Each search engine has a different algorithm for determining page rank, which is why a SERP for the same query will look different on Google and Bing, for example. Plus, these algorithms are constantly learning and developing, so webmasters need to keep track of any changes and improve their Search Engine Optimisation (SEO).
With that in mind, here are a few things current algorithms are looking for:
Authority / Trustworthiness
Search engines are looking to deliver the best answers to users’ queries, so they’re naturally going to want to offer sites they can trust. But what makes a site trustworthy? To most algorithms, it’s largely about how many pages link to it. For example, Wikipedia is recognised by many as a reliable source of information, with thousands of pages referencing it. A page like this is likely to rank higher on the SERP.
One thing algorithms hate is duplicated content. To most people, it makes sense to avoid completely plagiarising another person’s work, but that’s not all. Similarities between pages on the same website can flag up as duplications, as well as using a similar template for, say, product descriptions.

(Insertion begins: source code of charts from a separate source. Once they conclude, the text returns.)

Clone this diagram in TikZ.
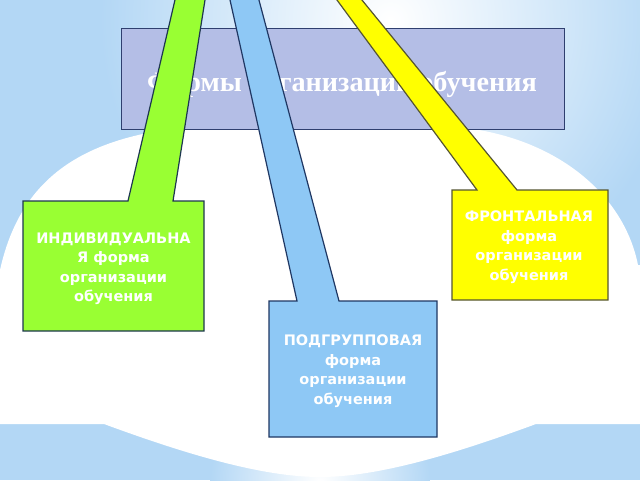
\documentclass[tikz,border=0pt]{standalone}
\usepackage{fontspec}
\newfontfamily\titlefont{Liberation Serif}
\newfontfamily\boxfont{DejaVu Sans}
\definecolor{bgblue}{RGB}{179,215,245}
\definecolor{titlefill}{RGB}{180,190,230}
\definecolor{titleline}{RGB}{47,63,111}
\definecolor{greenfill}{RGB}{153,255,51}
\definecolor{greenline}{RGB}{30,55,80}
\definecolor{bluefill}{RGB}{142,200,245}
\definecolor{blueline}{RGB}{31,55,99}
\definecolor{yellowfill}{RGB}{255,255,0}
\definecolor{yellowline}{RGB}{85,85,50}
\begin{document}
\begin{tikzpicture}[x=1pt,y=-1pt,
  callout/.style={line width=1.2pt, line join=miter},
  boxtext/.style={align=center, text=white, inner sep=0pt,
    font=\boxfont\bfseries\fontsize{14.5}{19.5}\selectfont},
  titletext/.style={text=white, inner sep=0pt,
    font=\titlefont\bfseries\fontsize{28.2}{32}\selectfont}]
\useasboundingbox (0,0) rectangle (640,480);
\clip (0,0) rectangle (640,480);
% background
\fill[bgblue] (0,0) rectangle (640,480);
\shade[inner color=white, outer color=bgblue] (390,20) circle (290);
\shade[inner color=white, outer color=bgblue] (320,482) circle (110);
% white region
\fill[white] (0,270) .. controls (20,180) and (80,135) .. (200,126)
  .. controls (260,121) and (377,121) .. (437,126)
  .. controls (540,128) and (622,185) .. (638,265)
  -- (640,265) -- (640,424) -- (536,424)
  .. controls (460,452) and (380,477) .. (320,477)
  .. controls (260,477) and (180,452) .. (104,424)
  -- (0,424) -- cycle;
% title
\node[draw=titleline, fill=titlefill, line width=1pt, minimum width=443pt,
  minimum height=101pt, inner sep=0pt] (title) at (342.5,78.5) {};
\node[titletext, anchor=base] (titlelabel) at (342,91) {Формы организации обучения};
% green callout
\draw[callout, draw=greenline, fill=greenfill] (23,201) -- (128,201) -- (177.3,-10)
  -- (206.6,-10) -- (173,201) -- (204,201) -- (204,331) -- (23,331) -- cycle;
\coordinate (greencenter) at (113.5,268.7);
\node[boxtext] (greenlabel) at (greencenter) {ИНДИВИДУАЛЬНА\\Я форма\\организации\\обучения};
% blue callout
\draw[callout, draw=blueline, fill=bluefill] (269,301) -- (297,301) -- (227.8,-10)
  -- (256.3,-10) -- (339,301) -- (437,301) -- (437,437) -- (269,437) -- cycle;
\coordinate (bluecenter) at (353,371.4);
\node[boxtext] (bluelabel) at (bluecenter) {ПОДГРУППОВАЯ\\форма\\организации\\обучения};
% yellow callout
\draw[callout, draw=yellowline, fill=yellowfill] (452,190) -- (477,190) -- (329.6,-10)
  -- (353.8,-10) -- (517,190) -- (608,190) -- (608,300) -- (452,300) -- cycle;
\coordinate (yellowcenter) at (529,247.4);
\node[boxtext] (yellowlabel) at (yellowcenter) {ФРОНТАЛЬНАЯ\\форма\\организации\\обучения};
\end{tikzpicture}
\end{document}
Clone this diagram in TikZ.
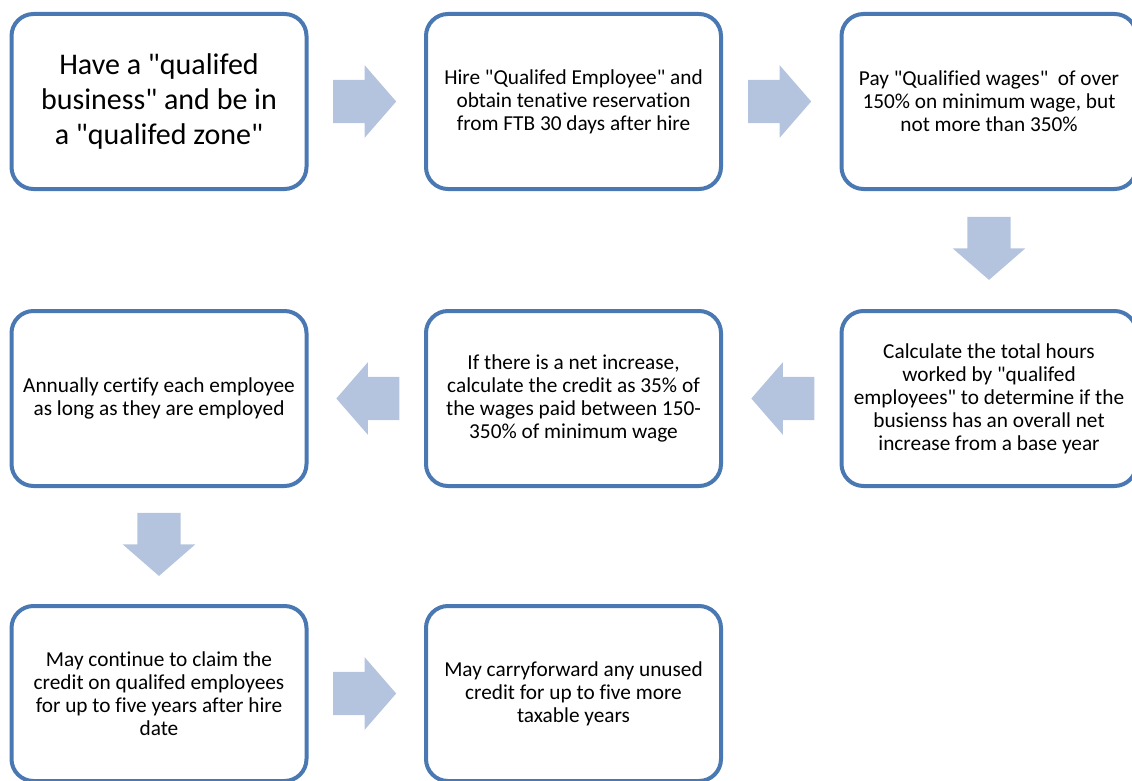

Content deemed to be unique is more likely to rank highly.
Google doesn’t want that 2006 page showing up on the first page of the SERP if it hasn’t been updated in years. If a page has been changed recently, search engines will infer that it contains up-to-date content and boost its page ranking.
One thing a web crawler looks for in particular are keywords and phrases, particularly if they feature in headings and meta descriptions. Algorithms are also able to use semantic relevance to identify the context which the keywords are used in, as well as how many similar words are used throughout the content. This gives the algorithm a good idea of just how close a match the page is to a particular query.
However, too many keywords crammed into a page can flag up as keyword stuffing, bringing the page ranking back down again.
Now that you’ve crawled through this page, storing the information in your own personal index (AKA brain), you’ll never look at a search engine the same way again.